THE REQUEST: Report every line in the listing that contains the string "this".

'''

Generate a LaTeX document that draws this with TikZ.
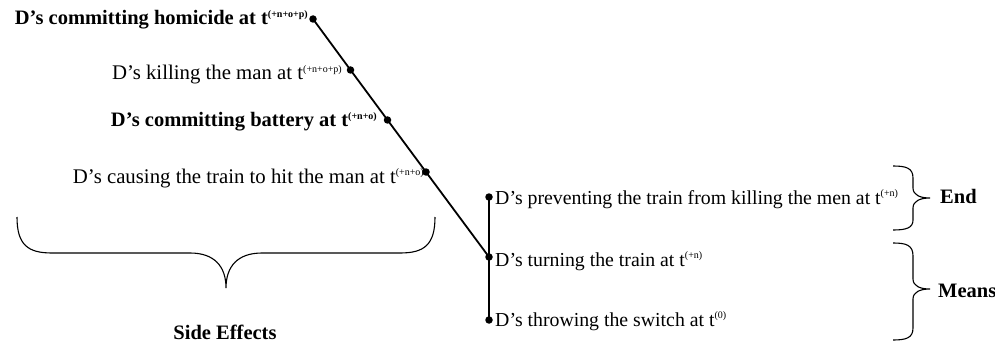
\documentclass[tikz,border=0pt]{standalone}
\usepackage{fontspec}
\setmainfont{Liberation Serif}
\newcommand\tsup[1]{\raisebox{7.5pt}{\fontsize{10}{10}\selectfont #1}}
\begin{document}
\begin{tikzpicture}[x=1pt,y=-1pt,
  dot/.style={circle,fill=black,inner sep=0pt,minimum size=7.5pt},
  lbl/.style={inner sep=0pt,font=\fontsize{20.8}{22}\selectfont},
  rlbl/.style={inner sep=0pt,font=\fontsize{19.8}{22}\selectfont},
  blbl/.style={inner sep=0pt,font=\fontsize{20.5}{22}\selectfont\bfseries},
  link/.style={line width=1.8pt},
  bracepath/.style={line width=1.1pt}]
\useasboundingbox (0,0) rectangle (995,342);
% dots
\node[dot] (dh) at (313,19) {};
\node[dot] (dk) at (350.5,70) {};
\node[dot] (db) at (387.5,120) {};
\node[dot] (dc) at (426,172) {};
\node[dot] (dp) at (489,197) {};
\node[dot] (dt) at (489,257) {};
\node[dot] (dw) at (489,320) {};
% connectors
\draw[link] (dh.center) -- (dk.center) -- (db.center) -- (dc.center) -- (dt.center);
\draw[link] (dp.center) -- (dt.center) -- (dw.center);
% left labels
\node[blbl,anchor=base east] (th) at (308,25) {D's committing homicide at t\tsup{(+n+o+p)}};
\node[lbl,anchor=base east] (tk) at (342,80) {D’s killing the man at t\tsup{(+n+o+p)}};
\node[blbl,anchor=base east] (tb) at (377,127) {D's committing battery at t\tsup{(+n+o)}};
\node[lbl,anchor=base east] (tc) at (424,183) {D’s causing the train to hit the man at t\tsup{(+n+o)}};
% right labels
\node[rlbl,anchor=base west] (tp) at (495,204) {D’s preventing the train from killing the men at t\tsup{(+n)}};
\node[rlbl,anchor=base west] (tt) at (495,266) {D’s turning the train at t\tsup{(+n)}};
\node[rlbl,anchor=base west] (tw) at (495,326) {D’s throwing the switch at t\tsup{(0)}};
% side effects brace
\draw[bracepath] (17,217) .. controls (17,245) and (28,253) .. (52,253)
  -- (190,253) .. controls (214,253) and (226,266) .. (226,288)
  .. controls (226,266) and (238,253) .. (262,253)
  -- (400,253) .. controls (424,253) and (435,245) .. (435,217);
\node[blbl,anchor=base] (se) at (225,339) {Side Effects};
% end brace
\draw[bracepath] (893,166) .. controls (906,166) and (913,168) .. (913,178)
  -- (913,188) .. controls (913,195) and (920,198) .. (930,198)
  .. controls (920,198) and (913,201) .. (913,208)
  -- (913,220) .. controls (913,228) and (906,230) .. (893,230);
\node[blbl,anchor=base west] (en) at (940,203) {End};
% means brace
\draw[bracepath] (893,243) .. controls (906,243) and (913,245) .. (913,256)
  -- (913,279) .. controls (913,286) and (920,289) .. (930,289)
  .. controls (920,289) and (913,292) .. (913,299)
  -- (913,328) .. controls (913,338) and (906,340) .. (893,340);
\node[blbl,anchor=base west] (me) at (938,297) {Means};
\end{tikzpicture}
\end{document}
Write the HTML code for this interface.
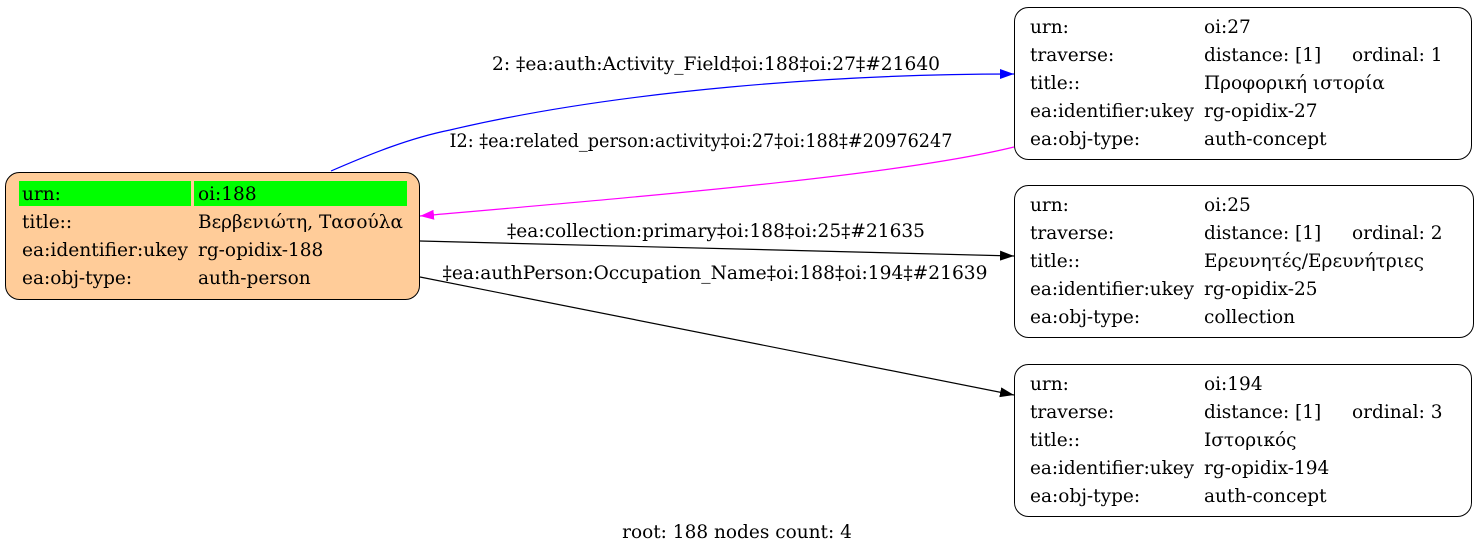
<!DOCTYPE html>
<html><head><meta charset="utf-8"><style>
html,body{margin:0;padding:0;background:#fff;}
svg{display:block;}
text{font-family:"DejaVu Serif","Liberation Serif",serif;font-size:18.5px;fill:#000;}
</style></head><body>
<svg width="1477" height="553" viewBox="0 0 1477 553" xmlns="http://www.w3.org/2000/svg">
<defs>
<marker id="ab" markerWidth="14" markerHeight="10" refX="14" refY="5" orient="auto" markerUnits="userSpaceOnUse"><path d="M0,0 L14,5 L0,10 Z" fill="#00f"/></marker>
<marker id="am" markerWidth="14" markerHeight="10" refX="14" refY="5" orient="auto" markerUnits="userSpaceOnUse"><path d="M0,0 L14,5 L0,10 Z" fill="#f0f"/></marker>
<marker id="ak" markerWidth="14" markerHeight="10" refX="14" refY="5" orient="auto" markerUnits="userSpaceOnUse"><path d="M0,0 L14,5 L0,10 Z" fill="#000"/></marker>
</defs>

<path d="M331,171 C370,154 410,138 450,130 C620,90 840,74 1014,74" fill="none" stroke="#00f" stroke-width="1.2" marker-end="url(#ab)"/>
<path d="M1014,147 C900,175 660,195 420,216" fill="none" stroke="#f0f" stroke-width="1.2" marker-end="url(#am)"/>
<path d="M420,241 L1014,256" fill="none" stroke="#000" stroke-width="1.2" marker-end="url(#ak)"/>
<path d="M420,277 L1014,395" fill="none" stroke="#000" stroke-width="1.2" marker-end="url(#ak)"/>

<text x="716" y="70" text-anchor="middle" textLength="448" lengthAdjust="spacingAndGlyphs">2: ‡ea:auth:Activity_Field‡oi:188‡oi:27‡#21640</text>
<text x="701" y="147" text-anchor="middle" textLength="503" lengthAdjust="spacingAndGlyphs">I2: ‡ea:related_person:activity‡oi:27‡oi:188‡#20976247</text>
<text x="716" y="237" text-anchor="middle" textLength="418" lengthAdjust="spacingAndGlyphs">‡ea:collection:primary‡oi:188‡oi:25‡#21635</text>
<text x="715" y="279" text-anchor="middle" textLength="545" lengthAdjust="spacingAndGlyphs">‡ea:authPerson:Occupation_Name‡oi:188‡oi:194‡#21639</text>

<rect x="5.5" y="172.5" width="414" height="127" rx="14" fill="#ffcc99" stroke="#000" stroke-width="1"/>
<rect x="19" y="181" width="172" height="25" fill="#00ff00"/>
<rect x="194" y="181" width="213" height="25" fill="#00ff00"/>
<text x="22" y="200">urn:</text><text x="198" y="200">oi:188</text>
<text x="22" y="228">title::</text><text x="198" y="228" textLength="205" lengthAdjust="spacingAndGlyphs">Βερβενιώτη, Τασούλα</text>
<text x="22" y="256" textLength="166" lengthAdjust="spacingAndGlyphs">ea:identifier:ukey</text><text x="198" y="256">rg-opidix-188</text>
<text x="22" y="284">ea:obj-type:</text><text x="198" y="284">auth-person</text>

<rect x="1014.5" y="7.5" width="457" height="152" rx="14" fill="#fff" stroke="#000" stroke-width="1"/>
<text x="1030" y="33">urn:</text><text x="1204" y="33">oi:27</text>
<text x="1030" y="61">traverse:</text><text x="1204" y="61">distance: [1]</text><text x="1352" y="61">ordinal: 1</text>
<text x="1030" y="89">title::</text><text x="1204" y="89">Προφορική ιστορία</text>
<text x="1030" y="117" textLength="164" lengthAdjust="spacingAndGlyphs">ea:identifier:ukey</text><text x="1204" y="117">rg-opidix-27</text>
<text x="1030" y="145">ea:obj-type:</text><text x="1204" y="145">auth-concept</text>

<rect x="1014.5" y="185.5" width="459" height="152" rx="14" fill="#fff" stroke="#000" stroke-width="1"/>
<text x="1030" y="211">urn:</text><text x="1204" y="211">oi:25</text>
<text x="1030" y="239">traverse:</text><text x="1204" y="239">distance: [1]</text><text x="1352" y="239">ordinal: 2</text>
<text x="1030" y="267">title::</text><text x="1204" y="267" textLength="220" lengthAdjust="spacingAndGlyphs">Ερευνητές/Ερευνήτριες</text>
<text x="1030" y="295" textLength="164" lengthAdjust="spacingAndGlyphs">ea:identifier:ukey</text><text x="1204" y="295">rg-opidix-25</text>
<text x="1030" y="323">ea:obj-type:</text><text x="1204" y="323">collection</text>

<rect x="1014.5" y="364.5" width="457" height="152" rx="14" fill="#fff" stroke="#000" stroke-width="1"/>
<text x="1030" y="390">urn:</text><text x="1204" y="390">oi:194</text>
<text x="1030" y="418">traverse:</text><text x="1204" y="418">distance: [1]</text><text x="1352" y="418">ordinal: 3</text>
<text x="1030" y="446">title::</text><text x="1204" y="446">Ιστορικός</text>
<text x="1030" y="474" textLength="164" lengthAdjust="spacingAndGlyphs">ea:identifier:ukey</text><text x="1204" y="474">rg-opidix-194</text>
<text x="1030" y="502">ea:obj-type:</text><text x="1204" y="502">auth-concept</text>

<text x="737" y="538" text-anchor="middle">root: 188 nodes count: 4</text>
</svg>
</body></html>
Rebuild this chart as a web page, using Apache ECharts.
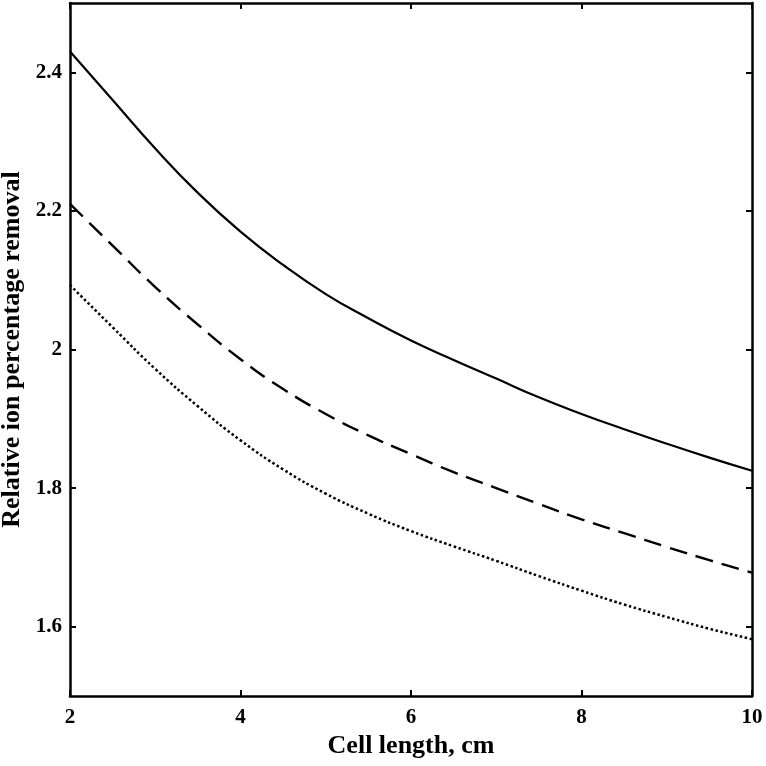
<!DOCTYPE html>
<html lang="en">
  <head>
    <meta charset="UTF-8">
    <title>Relative ion percentage removal vs cell length</title>
    <style>
      html, body { margin: 0; padding: 0; background: #fff; }
      #main { width: 766px; height: 766px; }
    </style>
  </head>
  <body>
    <div id="main"></div>
    <script src="https://cdn.jsdelivr.net/npm/echarts@6/dist/echarts.min.js"></script>
    <script type="text/javascript">
      // cell length (cm)
      var cellLength = [2, 2.5, 3, 3.5, 4, 4.5, 5, 5.5, 6, 6.5, 7, 7.5, 8, 8.5, 9, 9.5, 10];
      // relative ion percentage removal, three curves
      var solidCurve = [2.43, 2.36, 2.29, 2.226, 2.17, 2.122, 2.08, 2.045, 2.013, 1.985, 1.958, 1.931, 1.907, 1.885, 1.864, 1.844, 1.825];
      var dashedCurve = [2.21, 2.15, 2.09, 2.036, 1.986, 1.943, 1.907, 1.876, 1.849, 1.823, 1.80, 1.777, 1.755, 1.735, 1.715, 1.696, 1.678];
      var dottedCurve = [2.093, 2.032, 1.972, 1.918, 1.869, 1.827, 1.792, 1.763, 1.738, 1.716, 1.695, 1.673, 1.652, 1.632, 1.614, 1.597, 1.582];
      var yTicks = [1.6, 1.8, 2, 2.2, 2.4];

      function pairs(ys) {
        return cellLength.map(function (x, i) { return [x, ys[i]]; });
      }

      var font = 'Liberation Serif';
      var myChart = echarts.init(document.getElementById('main'));

      var option = {
        animation: false,
        backgroundColor: '#fff',
        grid: { left: 70, right: 14, top: 3, bottom: 70, containLabel: false, outerBoundsMode: 'none' },
        xAxis: [{
          type: 'value',
          min: 2, max: 10, interval: 2,
          name: 'Cell length, cm',
          nameLocation: 'middle',
          nameGap: 36,
          nameTextStyle: { fontFamily: font, fontWeight: 'bold', fontSize: 26, color: '#000' },
          axisLine: { show: true, lineStyle: { color: '#000', width: 2.5 } },
          axisTick: { show: true, inside: true, length: 6, lineStyle: { color: '#000', width: 2 } },
          axisLabel: { margin: 11, fontFamily: font, fontWeight: 'bold', fontSize: 21, color: '#000' },
          splitLine: { show: false }
        }, {
          type: 'value',
          position: 'top',
          min: 2, max: 10, interval: 2,
          axisLine: { show: true, lineStyle: { color: '#000', width: 2.5 } },
          axisTick: { show: true, inside: true, length: 6, lineStyle: { color: '#000', width: 2 } },
          axisLabel: { show: false },
          splitLine: { show: false }
        }],
        yAxis: [{
          type: 'value',
          min: 1.5, max: 2.5,
          name: 'Relative ion percentage removal',
          nameLocation: 'middle',
          nameGap: 45,
          nameTextStyle: { fontFamily: font, fontWeight: 'bold', fontSize: 26, color: '#000' },
          axisLine: { show: true, lineStyle: { color: '#000', width: 2.5 } },
          axisTick: { show: true, inside: true, length: 6, customValues: yTicks, lineStyle: { color: '#000', width: 2 } },
          axisLabel: { margin: 8, customValues: yTicks, fontFamily: font, fontWeight: 'bold', fontSize: 21, color: '#000' },
          splitLine: { show: false }
        }, {
          type: 'value',
          position: 'right',
          min: 1.5, max: 2.5,
          axisLine: { show: true, lineStyle: { color: '#000', width: 2.5 } },
          axisTick: { show: true, inside: true, length: 6, customValues: yTicks, lineStyle: { color: '#000', width: 2 } },
          axisLabel: { show: false },
          splitLine: { show: false }
        }],
        series: [{
          type: 'line', name: 'solid', data: pairs(solidCurve), smooth: 0.5, symbol: 'none',
          lineStyle: { color: '#000', width: 2.2, type: 'solid' }
        }, {
          type: 'line', name: 'dashed', data: pairs(dashedCurve), smooth: 0.5, symbol: 'none',
          lineStyle: { color: '#000', width: 2.4, type: [18, 9] }
        }, {
          type: 'line', name: 'dotted', data: pairs(dottedCurve), smooth: 0.5, symbol: 'none',
          lineStyle: { color: '#000', width: 2.5, type: [2.5, 2.5] }
        }]
      };

      myChart.setOption(option);
    </script>
  </body>
</html>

'''

WRITTEN RESPONSE:
Generate a LaTeX document that draws this with TikZ.
Write the HTML code for this interface.
Rebuild this chart as a web page, using Apache ECharts.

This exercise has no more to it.